TASK TO CARRY OUT >> Starting at the line that contains "Write the TikZ code for this diagram." and stopping after the line that contains "(0,0) rectangle (1220,554);", copy the lines exactly. Pictures are left out.

PROVIDED DATA >>
=-=-=-=-=

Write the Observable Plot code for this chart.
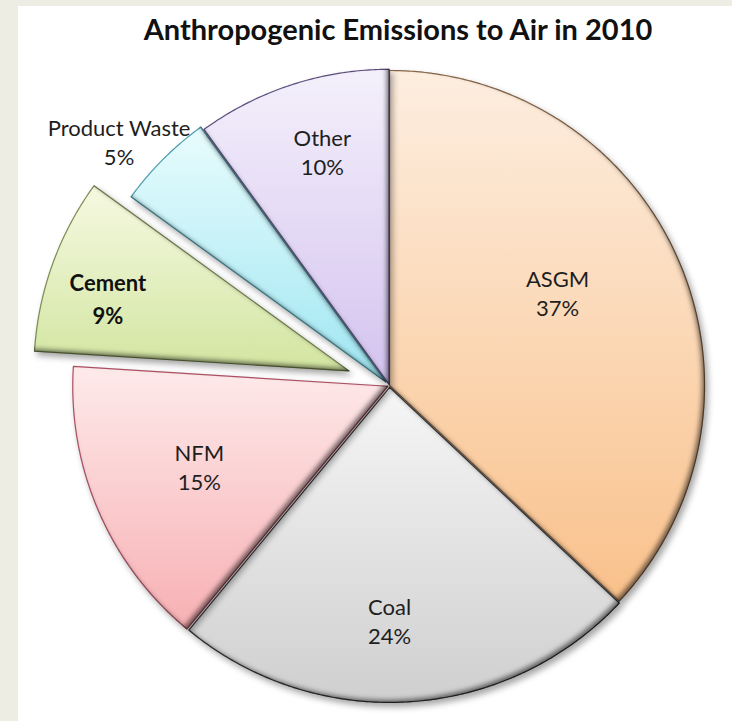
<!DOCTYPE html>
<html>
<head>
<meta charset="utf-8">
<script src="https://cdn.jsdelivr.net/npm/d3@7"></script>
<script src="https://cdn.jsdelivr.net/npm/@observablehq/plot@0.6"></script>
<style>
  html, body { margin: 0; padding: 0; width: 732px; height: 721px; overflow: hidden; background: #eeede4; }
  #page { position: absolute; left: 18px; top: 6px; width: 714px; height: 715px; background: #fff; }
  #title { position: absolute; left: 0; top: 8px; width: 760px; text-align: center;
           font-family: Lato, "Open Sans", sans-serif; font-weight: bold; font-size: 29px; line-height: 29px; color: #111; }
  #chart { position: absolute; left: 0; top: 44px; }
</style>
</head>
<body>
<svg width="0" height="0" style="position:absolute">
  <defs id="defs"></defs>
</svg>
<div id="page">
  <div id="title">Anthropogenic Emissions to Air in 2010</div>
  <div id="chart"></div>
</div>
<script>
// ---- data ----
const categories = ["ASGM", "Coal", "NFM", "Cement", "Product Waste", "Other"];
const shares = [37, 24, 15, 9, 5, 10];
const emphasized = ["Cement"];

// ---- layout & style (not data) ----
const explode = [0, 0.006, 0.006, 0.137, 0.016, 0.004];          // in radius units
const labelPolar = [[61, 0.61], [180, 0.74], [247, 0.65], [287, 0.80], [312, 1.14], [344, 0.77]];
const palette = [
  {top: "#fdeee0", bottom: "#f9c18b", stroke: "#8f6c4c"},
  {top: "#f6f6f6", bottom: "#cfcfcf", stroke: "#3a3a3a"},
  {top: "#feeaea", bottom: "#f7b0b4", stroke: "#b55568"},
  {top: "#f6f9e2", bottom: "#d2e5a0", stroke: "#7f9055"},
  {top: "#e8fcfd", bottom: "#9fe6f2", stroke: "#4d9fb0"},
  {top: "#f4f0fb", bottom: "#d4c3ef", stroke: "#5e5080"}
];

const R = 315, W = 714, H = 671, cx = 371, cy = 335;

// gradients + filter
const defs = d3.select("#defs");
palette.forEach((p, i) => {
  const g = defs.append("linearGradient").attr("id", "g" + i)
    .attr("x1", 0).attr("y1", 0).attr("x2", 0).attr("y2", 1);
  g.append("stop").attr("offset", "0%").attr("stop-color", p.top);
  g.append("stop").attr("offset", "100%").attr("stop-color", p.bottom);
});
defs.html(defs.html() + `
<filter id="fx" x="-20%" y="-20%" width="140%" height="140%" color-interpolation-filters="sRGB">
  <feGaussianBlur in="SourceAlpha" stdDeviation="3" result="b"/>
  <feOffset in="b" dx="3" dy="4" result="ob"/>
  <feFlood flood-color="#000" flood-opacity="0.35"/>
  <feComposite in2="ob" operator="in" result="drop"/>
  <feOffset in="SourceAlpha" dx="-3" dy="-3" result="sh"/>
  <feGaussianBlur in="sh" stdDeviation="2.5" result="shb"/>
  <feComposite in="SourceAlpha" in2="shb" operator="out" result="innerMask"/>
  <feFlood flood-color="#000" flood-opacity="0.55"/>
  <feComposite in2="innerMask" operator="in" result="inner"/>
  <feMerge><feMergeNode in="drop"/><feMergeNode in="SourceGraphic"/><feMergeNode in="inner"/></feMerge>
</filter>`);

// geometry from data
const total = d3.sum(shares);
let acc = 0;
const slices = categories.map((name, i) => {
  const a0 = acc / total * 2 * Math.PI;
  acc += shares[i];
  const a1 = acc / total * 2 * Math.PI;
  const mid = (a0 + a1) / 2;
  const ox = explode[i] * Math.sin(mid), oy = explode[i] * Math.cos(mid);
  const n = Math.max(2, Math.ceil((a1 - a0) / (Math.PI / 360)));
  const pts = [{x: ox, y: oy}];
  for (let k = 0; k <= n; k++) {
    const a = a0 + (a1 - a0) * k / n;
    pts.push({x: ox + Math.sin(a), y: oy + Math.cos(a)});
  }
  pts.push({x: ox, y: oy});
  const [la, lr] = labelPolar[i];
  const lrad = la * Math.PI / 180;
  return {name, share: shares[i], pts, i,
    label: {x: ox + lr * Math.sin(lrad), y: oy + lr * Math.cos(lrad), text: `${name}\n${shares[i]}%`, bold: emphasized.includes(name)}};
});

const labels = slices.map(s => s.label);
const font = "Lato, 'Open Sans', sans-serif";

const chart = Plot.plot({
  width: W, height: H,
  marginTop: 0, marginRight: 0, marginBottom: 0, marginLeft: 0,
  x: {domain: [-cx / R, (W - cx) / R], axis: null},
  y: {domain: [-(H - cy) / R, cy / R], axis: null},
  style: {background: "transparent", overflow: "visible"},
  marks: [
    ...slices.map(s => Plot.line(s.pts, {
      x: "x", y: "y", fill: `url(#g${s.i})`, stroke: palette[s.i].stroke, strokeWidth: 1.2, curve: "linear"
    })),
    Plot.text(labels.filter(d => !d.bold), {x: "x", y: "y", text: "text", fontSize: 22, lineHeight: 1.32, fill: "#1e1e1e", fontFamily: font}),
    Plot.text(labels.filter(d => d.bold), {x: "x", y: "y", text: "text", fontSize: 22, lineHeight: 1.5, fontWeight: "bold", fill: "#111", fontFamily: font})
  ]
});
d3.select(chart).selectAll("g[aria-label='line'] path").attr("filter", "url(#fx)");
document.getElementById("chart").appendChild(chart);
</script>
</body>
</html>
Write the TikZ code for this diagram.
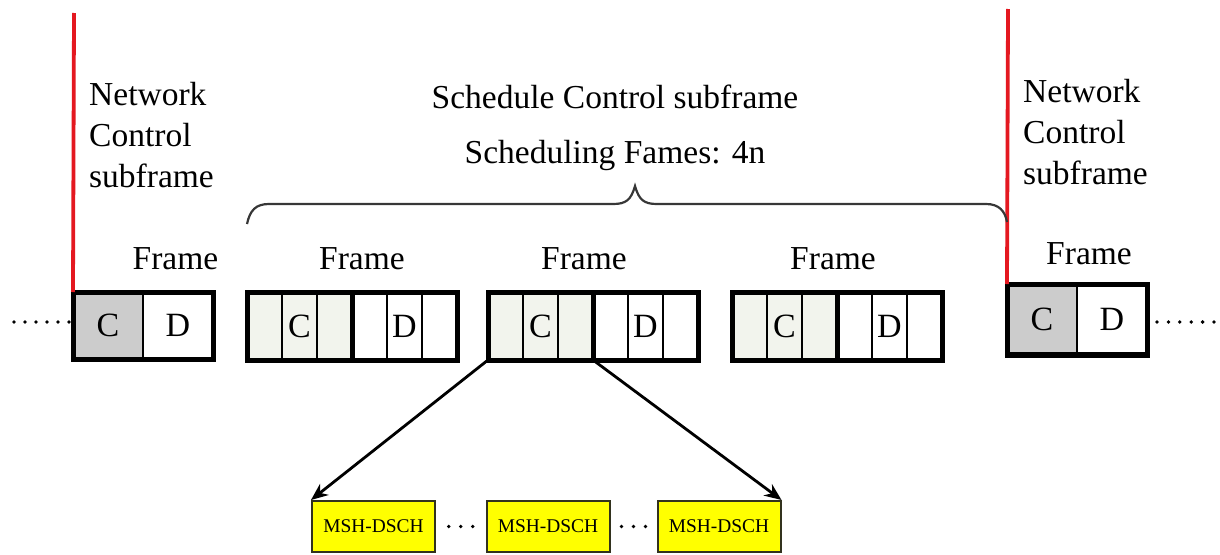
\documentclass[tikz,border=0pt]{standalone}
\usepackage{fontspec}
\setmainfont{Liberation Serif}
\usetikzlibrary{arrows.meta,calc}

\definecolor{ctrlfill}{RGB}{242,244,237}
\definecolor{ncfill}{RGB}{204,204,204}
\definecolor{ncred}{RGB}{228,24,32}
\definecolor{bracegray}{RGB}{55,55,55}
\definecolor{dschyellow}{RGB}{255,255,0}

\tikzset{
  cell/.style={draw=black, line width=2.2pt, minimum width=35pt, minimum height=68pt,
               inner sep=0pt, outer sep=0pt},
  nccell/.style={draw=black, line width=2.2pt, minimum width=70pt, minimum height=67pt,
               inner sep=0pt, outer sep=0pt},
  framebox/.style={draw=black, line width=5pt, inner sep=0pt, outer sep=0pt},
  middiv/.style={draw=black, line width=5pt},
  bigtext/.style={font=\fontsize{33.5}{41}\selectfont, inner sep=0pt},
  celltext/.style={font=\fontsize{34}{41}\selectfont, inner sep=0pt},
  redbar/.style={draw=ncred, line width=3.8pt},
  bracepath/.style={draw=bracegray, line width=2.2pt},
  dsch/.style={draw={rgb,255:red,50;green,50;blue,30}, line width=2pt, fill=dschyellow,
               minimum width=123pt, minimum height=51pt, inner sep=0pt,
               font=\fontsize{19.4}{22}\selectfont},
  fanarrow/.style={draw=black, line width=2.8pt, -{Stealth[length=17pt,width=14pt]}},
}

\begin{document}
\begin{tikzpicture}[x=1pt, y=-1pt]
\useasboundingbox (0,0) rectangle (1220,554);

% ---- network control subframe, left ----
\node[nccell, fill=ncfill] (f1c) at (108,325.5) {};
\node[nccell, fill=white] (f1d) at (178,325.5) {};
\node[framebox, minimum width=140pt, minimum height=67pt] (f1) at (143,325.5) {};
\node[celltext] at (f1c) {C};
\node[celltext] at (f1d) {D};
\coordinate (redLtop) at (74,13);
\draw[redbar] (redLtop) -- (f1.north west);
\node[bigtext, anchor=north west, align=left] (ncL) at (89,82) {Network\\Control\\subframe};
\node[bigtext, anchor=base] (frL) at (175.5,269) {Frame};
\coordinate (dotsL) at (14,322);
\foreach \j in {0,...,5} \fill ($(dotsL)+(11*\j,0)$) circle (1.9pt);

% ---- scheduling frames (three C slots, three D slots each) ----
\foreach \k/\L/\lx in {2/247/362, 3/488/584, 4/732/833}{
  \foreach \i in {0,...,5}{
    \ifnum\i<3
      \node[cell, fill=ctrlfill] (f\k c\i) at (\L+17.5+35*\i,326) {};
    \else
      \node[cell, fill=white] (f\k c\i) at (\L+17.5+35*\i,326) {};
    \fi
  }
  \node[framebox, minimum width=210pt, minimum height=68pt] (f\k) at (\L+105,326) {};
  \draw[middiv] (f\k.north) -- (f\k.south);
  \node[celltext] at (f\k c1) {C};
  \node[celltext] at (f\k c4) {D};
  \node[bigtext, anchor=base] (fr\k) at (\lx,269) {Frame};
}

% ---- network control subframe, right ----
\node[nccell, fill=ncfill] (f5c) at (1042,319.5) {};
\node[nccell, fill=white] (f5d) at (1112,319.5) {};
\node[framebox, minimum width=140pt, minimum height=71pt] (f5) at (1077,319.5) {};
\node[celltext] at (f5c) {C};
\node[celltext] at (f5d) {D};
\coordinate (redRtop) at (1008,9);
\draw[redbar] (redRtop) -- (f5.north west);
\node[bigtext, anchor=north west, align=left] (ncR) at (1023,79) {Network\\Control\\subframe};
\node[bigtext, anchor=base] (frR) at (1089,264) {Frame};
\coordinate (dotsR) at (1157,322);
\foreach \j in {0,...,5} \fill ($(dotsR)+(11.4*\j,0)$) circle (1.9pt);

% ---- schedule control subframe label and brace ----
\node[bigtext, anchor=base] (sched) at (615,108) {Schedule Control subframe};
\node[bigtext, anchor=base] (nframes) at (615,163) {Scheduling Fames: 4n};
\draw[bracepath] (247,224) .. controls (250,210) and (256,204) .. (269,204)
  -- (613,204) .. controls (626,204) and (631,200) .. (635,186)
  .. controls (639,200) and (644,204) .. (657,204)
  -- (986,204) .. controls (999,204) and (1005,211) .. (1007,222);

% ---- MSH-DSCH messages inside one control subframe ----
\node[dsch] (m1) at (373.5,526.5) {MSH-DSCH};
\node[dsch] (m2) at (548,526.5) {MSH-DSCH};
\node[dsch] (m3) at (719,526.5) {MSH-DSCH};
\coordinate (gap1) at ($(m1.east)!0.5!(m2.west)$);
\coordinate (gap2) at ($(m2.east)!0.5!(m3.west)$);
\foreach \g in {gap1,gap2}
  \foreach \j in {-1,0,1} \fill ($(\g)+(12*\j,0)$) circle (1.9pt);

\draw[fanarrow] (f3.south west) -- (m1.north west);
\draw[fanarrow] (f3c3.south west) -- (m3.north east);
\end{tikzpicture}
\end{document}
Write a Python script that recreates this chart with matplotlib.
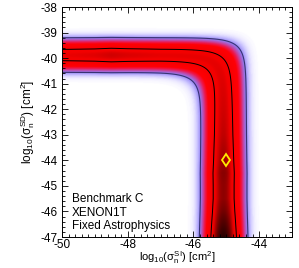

=-=-=-=-=

SOLUTION TO THIS EXERCISE >>
Write the TikZ code for this diagram.
\documentclass[tikz,border=0pt]{standalone}
\usepackage{fontspec}
\setmainfont{Liberation Serif}
\usetikzlibrary{arrows.meta,calc}

\definecolor{ctrlfill}{RGB}{242,244,237}
\definecolor{ncfill}{RGB}{204,204,204}
\definecolor{ncred}{RGB}{228,24,32}
\definecolor{bracegray}{RGB}{55,55,55}
\definecolor{dschyellow}{RGB}{255,255,0}

\tikzset{
  cell/.style={draw=black, line width=2.2pt, minimum width=35pt, minimum height=68pt,
               inner sep=0pt, outer sep=0pt},
  nccell/.style={draw=black, line width=2.2pt, minimum width=70pt, minimum height=67pt,
               inner sep=0pt, outer sep=0pt},
  framebox/.style={draw=black, line width=5pt, inner sep=0pt, outer sep=0pt},
  middiv/.style={draw=black, line width=5pt},
  bigtext/.style={font=\fontsize{33.5}{41}\selectfont, inner sep=0pt},
  celltext/.style={font=\fontsize{34}{41}\selectfont, inner sep=0pt},
  redbar/.style={draw=ncred, line width=3.8pt},
  bracepath/.style={draw=bracegray, line width=2.2pt},
  dsch/.style={draw={rgb,255:red,50;green,50;blue,30}, line width=2pt, fill=dschyellow,
               minimum width=123pt, minimum height=51pt, inner sep=0pt,
               font=\fontsize{19.4}{22}\selectfont},
  fanarrow/.style={draw=black, line width=2.8pt, -{Stealth[length=17pt,width=14pt]}},
}

\begin{document}
\begin{tikzpicture}[x=1pt, y=-1pt]
\useasboundingbox (0,0) rectangle (1220,554);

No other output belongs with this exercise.